Body ideals are socially created, not natural laws. What one era praises, another may reject. That is not relativism, it is an invitation. If the ideal is built, it can be questioned. If it is maintained, it can be challenged. And if women have always found ways to laugh at the absurdity of what is demanded of them, as Markula’s interviewees did, then there has always been, alongside the compliance, a thread of resistance worth following.
Ultimately, the most important lesson from these perspectives is that our bodies are never simply personal projects. The way we eat, move, age, dress, evaluate ourselves, and judge others is shaped by powerful social expectations that often operate unnoticed. Recognising these influences does not mean abandoning responsibility for our wellbeing; rather, it means understanding that health, fitness, and body image are not determined by willpower alone.
In practice, this means questioning body ideals presented by media and consumer culture, resisting the urge to measure worth through appearance, and paying attention to how social norms influence everyday choices. It means approaching physical activity as a source of strength, health, enjoyment, and connection rather than a tool for achieving an idealised body. It also means challenging stigma wherever it appears, whether directed at larger bodies, ageing bodies, disabled bodies, or any body that falls outside socially constructed standards of “normal.”

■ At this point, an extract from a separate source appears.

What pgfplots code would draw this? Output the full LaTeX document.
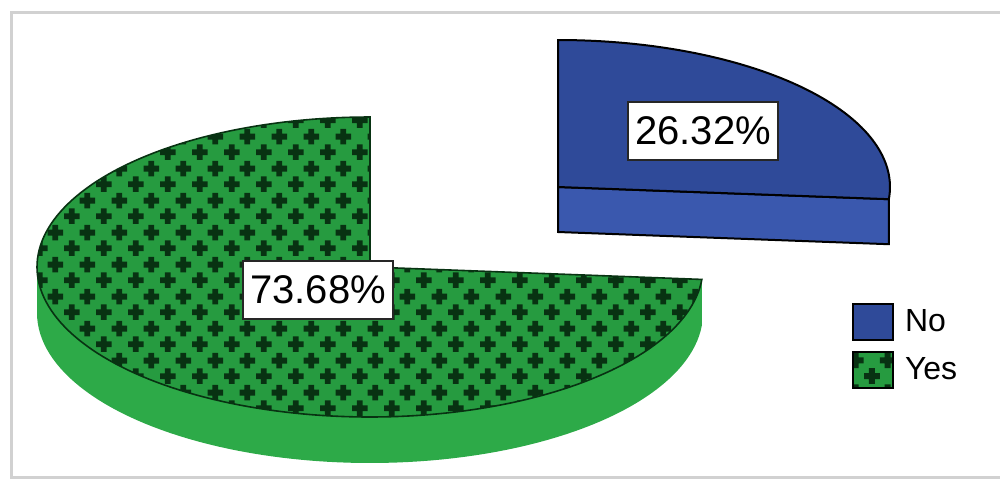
\documentclass[border=0pt]{standalone}
\usepackage{fontspec}
\setmainfont{Liberation Sans}
\usepackage{pgfplots}
\pgfplotsset{compat=1.18}
\usepgfplotslibrary{fillbetween}
\usetikzlibrary{patterns}

\definecolor{bluetop}{RGB}{47,74,153}
\definecolor{blueside}{RGB}{58,88,174}
\definecolor{greentop}{RGB}{38,155,64}
\definecolor{greenside}{RGB}{45,170,72}
\definecolor{greendark}{RGB}{8,50,18}

\pgfdeclarepatternformonly{plusgrid}{\pgfqpoint{0pt}{0pt}}{\pgfqpoint{16pt}{16pt}}{\pgfqpoint{16pt}{16pt}}{%
  \pgfpathrectangle{\pgfqpoint{0pt}{2.5pt}}{\pgfqpoint{8pt}{3pt}}%
  \pgfpathrectangle{\pgfqpoint{2.5pt}{0pt}}{\pgfqpoint{3pt}{8pt}}%
  \pgfpathrectangle{\pgfqpoint{8pt}{10.5pt}}{\pgfqpoint{8pt}{3pt}}%
  \pgfpathrectangle{\pgfqpoint{10.5pt}{8pt}}{\pgfqpoint{3pt}{8pt}}%
  \pgfusepath{fill}}

% data (percent)
\def\valNo{26.32}
\def\valYes{73.68}
\pgfmathsetmacro\cut{90-3.6*\valNo}   % end of "No" slice, clockwise from 12 o'clock
\pgfmathsetmacro\cutg{\cut+3.6*\valYes+3.6*\valNo-360+360}

\begin{document}
\begin{tikzpicture}
\begin{axis}[
  width=500pt, height=239.5pt, scale only axis,
  xmin=0, xmax=1000, ymin=0, ymax=479,
  hide axis, clip=false,
  legend style={at={(0.852,0.3674)}, anchor=north west, draw=none, fill=none,
    inner sep=0pt, outer sep=0pt, font=\fontsize{16}{19}\selectfont,
    row sep=5pt, nodes={inner sep=0pt}},
  legend cell align=left,
]
% frame
\draw[black!18, line width=1.5pt] (axis cs:11,2) rectangle (axis cs:1012,467);

% ---- No (exploded) ----
\addplot[forget plot, fill=blueside, draw=black, line width=1pt]
  coordinates {(558,292) (888.9,279.8) (888.9,234.8) (558,247)} -- cycle;
\addplot[forget plot, fill=bluetop, draw=black, line width=1pt,
  domain=\cut:90, samples=90, variable=\t]
  ({558+332*cos(\t)},{292+147*sin(\t)}) -- (axis cs:558,292) -- cycle;

% ---- Yes ----
\addplot[forget plot, draw=none, name path=gtop, domain=180:\cutg, samples=90, variable=\t]
  ({370+333*cos(\t)},{212+150*sin(\t)});
\addplot[forget plot, draw=none, name path=gbot, domain=180:\cutg, samples=90, variable=\t]
  ({370+333*cos(\t)},{166+150*sin(\t)});
\addplot[forget plot, fill=greenside] fill between[of=gtop and gbot];

\addplot[forget plot, fill=greentop, draw=none, domain=90:\cutg, samples=160, variable=\t]
  ({370+333*cos(\t)},{212+150*sin(\t)}) -- (axis cs:370,212) -- cycle;
\addplot[forget plot, pattern=plusgrid, pattern color=greendark, draw=greendark, line width=0.8pt,
  domain=90:\cutg, samples=160, variable=\t]
  ({370+333*cos(\t)},{212+150*sin(\t)}) -- (axis cs:370,212) -- cycle;

% labels
\node[draw=black!85, line width=1pt, fill=white, inner sep=0pt, minimum width=75pt,
  minimum height=29pt, font=\fontsize{20}{24}\selectfont] at (axis cs:318,189) {73.68\%};
\node[draw=black!85, line width=1pt, fill=white, inner sep=0pt, minimum width=75pt,
  minimum height=29pt, font=\fontsize{20}{24}\selectfont] at (axis cs:703,348) {26.32\%};

% legend
\addlegendimage{legend image code/.code={\draw[fill=bluetop, draw=black, line width=1pt] (0pt,-9pt) rectangle (20pt,9pt);}}
\addlegendentry{\hspace{5.5pt}No}
\addlegendimage{legend image code/.code={%
  \fill[greentop] (0pt,-9pt) rectangle (20pt,9pt);
  \fill[pattern=plusgrid, pattern color=greendark] (0pt,-9pt) rectangle (20pt,9pt);
  \draw[black, line width=1pt] (0pt,-9pt) rectangle (20pt,9pt);}}
\addlegendentry{\hspace{5.5pt}Yes}
\end{axis}
\pgfresetboundingbox
\path (0,0) rectangle (500pt,239.5pt);
\end{tikzpicture}
\end{document}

Most importantly, these theories encourage us to replace judgement with critical awareness. Instead of asking whether bodies conform to cultural expectations, we can ask who created those expectations, whose interests they serve, and who is excluded by them. By viewing the body through a sociological lens, we can begin to recognise that many of our deepest assumptions about health, appearance, fitness, and worth are not natural truths but social constructions. This awareness gives us the opportunity to make more informed choices, challenge harmful norms, and create spaces where all bodies are valued with dignity and respect.